POST /v1/retrievers/{retriever_id}/explain returns the optimized execution plan without running the query — per-stage cost and latency estimates, bottlenecks, and exactly which optimizations were applied. Pass hypothetical inputs to see how the plan changes with different parameters.
curl -sS -X POST "$MP_API_URL/v1/retrievers/{retriever_id}/explain" \
  -H "Authorization: Bearer $MP_API_KEY" \
  -H "X-Namespace: $MP_NAMESPACE" \
  -H "Content-Type: application/json" \
  -d '{ "inputs": { "query": "people discussing electric vehicles" } }'
Example response
{
  "retriever_id": "ret_abc123",
  "execution_plan": [
    {
      "stage_index": 0,
      "stage_name": "attribute_filter",
      "stage_type": "filter",
      "estimated_input": 10000,
      "estimated_output": 5000,
      "estimated_efficiency": 0.5,
      "estimated_cost_credits": 0.01,
      "estimated_duration_ms": 20,
      "cache_likely": true,
      "optimization_notes": ["Pushed down from stage 2"],
      "warnings": []
    },
    {
      "stage_index": 1,
      "stage_name": "feature_search",
      "stage_type": "filter",
      "estimated_input": 5000,
      "estimated_output": 100,
      "estimated_efficiency": 0.02,
      "estimated_cost_credits": 0.5,
      "estimated_duration_ms": 200,
      "cache_likely": false,
      "optimization_notes": [],
      "warnings": ["High cost stage - consider reducing top_k"]
    }
  ],
  "estimated_cost": { "total_credits": 0.51, "total_duration_ms": 220 },
  "bottleneck_stages": ["feature_search"],
  "optimization_applied": true,
  "optimization_details": {
    "original_stage_count": 3,
    "optimized_stage_count": 2,
    "stage_reduction_pct": 33.3,
    "decisions": [
      {
        "rule_type": "push_down_filters",
        "applied": true,
        "reason": "Moved attribute_filter before feature_search to reduce search scope"
      }
    ]
  },
  "optimization_suggestions": [
    { "type": "reduce_limit", "stage": "feature_search", "message": "Consider reducing top_k to improve latency" }
  ]
}

How to read it

FieldUse it to…
execution_plan[].estimated_input/outputSee how each stage narrows the set — a stage that barely reduces the set may be unnecessary
estimated_efficiencySpot low-selectivity stages (close to 1.0 = passes almost everything through)
estimated_cost_credits / estimated_duration_msBudget before running; find the expensive stage
bottleneck_stagesThe stages dominating latency — optimize these first
cache_likelyWhether a stage will likely hit the cache
optimization_details.decisionsExactly which automatic rewrites fired (and why)
optimization_suggestionsConcrete, actionable tuning hints
warningsPer-stage red flags (e.g. high-cost stage, overly broad top_k)
The execution_plan reflects the optimized pipeline, not your original stage list.
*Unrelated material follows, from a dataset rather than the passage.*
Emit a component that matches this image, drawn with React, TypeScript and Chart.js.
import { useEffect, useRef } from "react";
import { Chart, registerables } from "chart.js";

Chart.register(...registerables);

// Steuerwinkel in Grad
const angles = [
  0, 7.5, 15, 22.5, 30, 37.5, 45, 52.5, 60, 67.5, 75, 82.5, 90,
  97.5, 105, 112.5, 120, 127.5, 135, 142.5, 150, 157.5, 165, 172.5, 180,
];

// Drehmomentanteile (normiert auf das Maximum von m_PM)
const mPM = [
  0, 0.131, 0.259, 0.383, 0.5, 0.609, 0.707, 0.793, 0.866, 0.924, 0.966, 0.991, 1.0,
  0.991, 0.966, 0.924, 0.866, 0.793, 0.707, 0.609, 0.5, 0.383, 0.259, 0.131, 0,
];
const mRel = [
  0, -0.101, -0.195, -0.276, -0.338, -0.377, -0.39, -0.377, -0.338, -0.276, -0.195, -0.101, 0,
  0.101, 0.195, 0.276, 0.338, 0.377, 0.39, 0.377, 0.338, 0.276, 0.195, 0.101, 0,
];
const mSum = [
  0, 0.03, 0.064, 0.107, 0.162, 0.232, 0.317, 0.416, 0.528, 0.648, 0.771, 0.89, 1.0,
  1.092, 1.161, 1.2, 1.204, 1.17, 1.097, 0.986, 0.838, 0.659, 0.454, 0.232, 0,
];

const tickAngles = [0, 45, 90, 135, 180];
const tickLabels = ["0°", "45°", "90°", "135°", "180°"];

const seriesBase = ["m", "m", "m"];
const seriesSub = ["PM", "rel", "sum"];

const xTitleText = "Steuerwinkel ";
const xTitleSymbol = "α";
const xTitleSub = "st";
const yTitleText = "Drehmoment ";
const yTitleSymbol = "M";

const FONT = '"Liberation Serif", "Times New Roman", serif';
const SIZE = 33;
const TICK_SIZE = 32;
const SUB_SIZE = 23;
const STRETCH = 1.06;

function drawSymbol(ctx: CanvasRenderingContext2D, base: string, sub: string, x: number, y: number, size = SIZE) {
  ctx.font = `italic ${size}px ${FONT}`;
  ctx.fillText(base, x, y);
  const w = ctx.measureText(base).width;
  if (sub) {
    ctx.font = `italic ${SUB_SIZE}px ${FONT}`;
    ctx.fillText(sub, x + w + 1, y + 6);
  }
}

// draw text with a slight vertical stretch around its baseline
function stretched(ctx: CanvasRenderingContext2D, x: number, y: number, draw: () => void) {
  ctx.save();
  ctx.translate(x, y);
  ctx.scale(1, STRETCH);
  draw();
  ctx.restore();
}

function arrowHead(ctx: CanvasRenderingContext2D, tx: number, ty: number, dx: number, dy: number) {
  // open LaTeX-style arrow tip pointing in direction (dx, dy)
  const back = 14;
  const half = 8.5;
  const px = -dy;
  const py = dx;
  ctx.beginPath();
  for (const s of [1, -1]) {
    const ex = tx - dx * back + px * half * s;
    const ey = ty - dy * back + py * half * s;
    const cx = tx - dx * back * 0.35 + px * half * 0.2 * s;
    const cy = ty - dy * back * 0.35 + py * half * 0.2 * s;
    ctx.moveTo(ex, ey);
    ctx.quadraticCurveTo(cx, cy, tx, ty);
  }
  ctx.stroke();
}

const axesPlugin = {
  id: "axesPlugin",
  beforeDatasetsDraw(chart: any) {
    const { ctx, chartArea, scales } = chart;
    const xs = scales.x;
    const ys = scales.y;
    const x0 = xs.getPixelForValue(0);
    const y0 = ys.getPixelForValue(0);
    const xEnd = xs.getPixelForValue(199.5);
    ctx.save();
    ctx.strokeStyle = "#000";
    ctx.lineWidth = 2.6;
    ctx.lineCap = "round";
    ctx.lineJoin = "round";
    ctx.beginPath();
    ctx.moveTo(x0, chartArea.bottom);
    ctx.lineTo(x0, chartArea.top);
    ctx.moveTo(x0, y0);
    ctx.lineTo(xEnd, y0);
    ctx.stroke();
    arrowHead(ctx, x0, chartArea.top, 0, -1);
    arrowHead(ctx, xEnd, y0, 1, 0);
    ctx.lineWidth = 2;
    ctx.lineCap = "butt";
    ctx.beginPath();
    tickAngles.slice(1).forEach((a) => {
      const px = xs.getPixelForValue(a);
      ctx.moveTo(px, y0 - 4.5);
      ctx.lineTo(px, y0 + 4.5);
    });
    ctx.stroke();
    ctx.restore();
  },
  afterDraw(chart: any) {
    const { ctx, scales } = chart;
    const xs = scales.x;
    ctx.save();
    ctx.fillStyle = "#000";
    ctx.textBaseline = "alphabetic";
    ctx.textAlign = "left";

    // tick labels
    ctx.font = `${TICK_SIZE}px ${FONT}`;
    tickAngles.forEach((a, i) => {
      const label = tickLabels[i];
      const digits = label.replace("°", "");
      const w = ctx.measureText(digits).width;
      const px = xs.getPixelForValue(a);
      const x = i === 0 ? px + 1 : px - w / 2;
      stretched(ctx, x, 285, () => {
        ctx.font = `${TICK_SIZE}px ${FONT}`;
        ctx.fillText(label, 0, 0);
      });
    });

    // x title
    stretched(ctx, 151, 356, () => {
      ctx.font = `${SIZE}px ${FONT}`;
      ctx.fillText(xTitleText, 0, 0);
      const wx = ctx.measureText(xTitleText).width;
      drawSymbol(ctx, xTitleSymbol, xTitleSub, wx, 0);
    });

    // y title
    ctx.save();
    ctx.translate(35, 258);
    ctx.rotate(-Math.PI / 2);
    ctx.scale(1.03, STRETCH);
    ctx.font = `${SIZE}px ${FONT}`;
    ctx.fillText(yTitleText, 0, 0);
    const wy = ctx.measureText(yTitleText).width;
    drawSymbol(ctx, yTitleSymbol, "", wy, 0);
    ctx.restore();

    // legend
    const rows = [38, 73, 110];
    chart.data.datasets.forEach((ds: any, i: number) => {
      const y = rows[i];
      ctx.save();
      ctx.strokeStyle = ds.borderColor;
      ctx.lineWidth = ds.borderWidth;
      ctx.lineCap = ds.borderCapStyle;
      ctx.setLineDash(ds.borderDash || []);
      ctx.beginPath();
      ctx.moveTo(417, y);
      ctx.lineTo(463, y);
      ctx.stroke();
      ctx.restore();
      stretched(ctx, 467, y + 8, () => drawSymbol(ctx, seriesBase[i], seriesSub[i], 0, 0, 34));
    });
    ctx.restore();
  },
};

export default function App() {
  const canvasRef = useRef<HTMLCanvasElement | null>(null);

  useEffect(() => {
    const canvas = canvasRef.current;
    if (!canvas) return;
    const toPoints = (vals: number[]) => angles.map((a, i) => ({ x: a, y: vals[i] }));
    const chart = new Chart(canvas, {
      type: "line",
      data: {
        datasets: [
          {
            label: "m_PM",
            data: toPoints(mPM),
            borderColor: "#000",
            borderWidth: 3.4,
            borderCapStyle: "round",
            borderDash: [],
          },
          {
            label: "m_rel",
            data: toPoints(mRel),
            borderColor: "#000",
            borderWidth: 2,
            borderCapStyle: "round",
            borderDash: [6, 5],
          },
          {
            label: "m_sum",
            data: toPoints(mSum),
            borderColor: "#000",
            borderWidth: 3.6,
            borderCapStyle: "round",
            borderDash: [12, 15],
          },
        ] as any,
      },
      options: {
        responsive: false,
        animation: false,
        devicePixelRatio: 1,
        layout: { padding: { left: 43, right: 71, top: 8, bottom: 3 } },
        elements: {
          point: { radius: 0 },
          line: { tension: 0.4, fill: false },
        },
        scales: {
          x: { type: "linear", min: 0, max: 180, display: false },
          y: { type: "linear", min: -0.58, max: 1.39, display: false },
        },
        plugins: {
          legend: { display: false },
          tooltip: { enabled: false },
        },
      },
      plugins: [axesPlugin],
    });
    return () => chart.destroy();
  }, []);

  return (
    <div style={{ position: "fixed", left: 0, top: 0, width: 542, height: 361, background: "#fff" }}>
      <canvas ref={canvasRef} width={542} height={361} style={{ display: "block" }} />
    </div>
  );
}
Compare optimization_details.original_stage_count vs optimized_stage_count to see how much the planner collapsed.

Execution-plan variant

POST /v1/retrievers/{retriever_id}/execute/explain returns the same plan in a MongoDB-explain-style shape if you prefer that format. Both are read-only and never execute the query.

Typical workflow

1

Explain before you ship

Run explain with representative inputs to see estimated cost, bottlenecks, and applied optimizations.
2

Act on bottlenecks & suggestions

Reduce top_k on high-cost searches, add a selective attribute_filter (the optimizer pushes it down), or drop low-selectivity stages.
3

Verify in production

Use retriever analytics to confirm real latency and cache-hit rates match the estimate.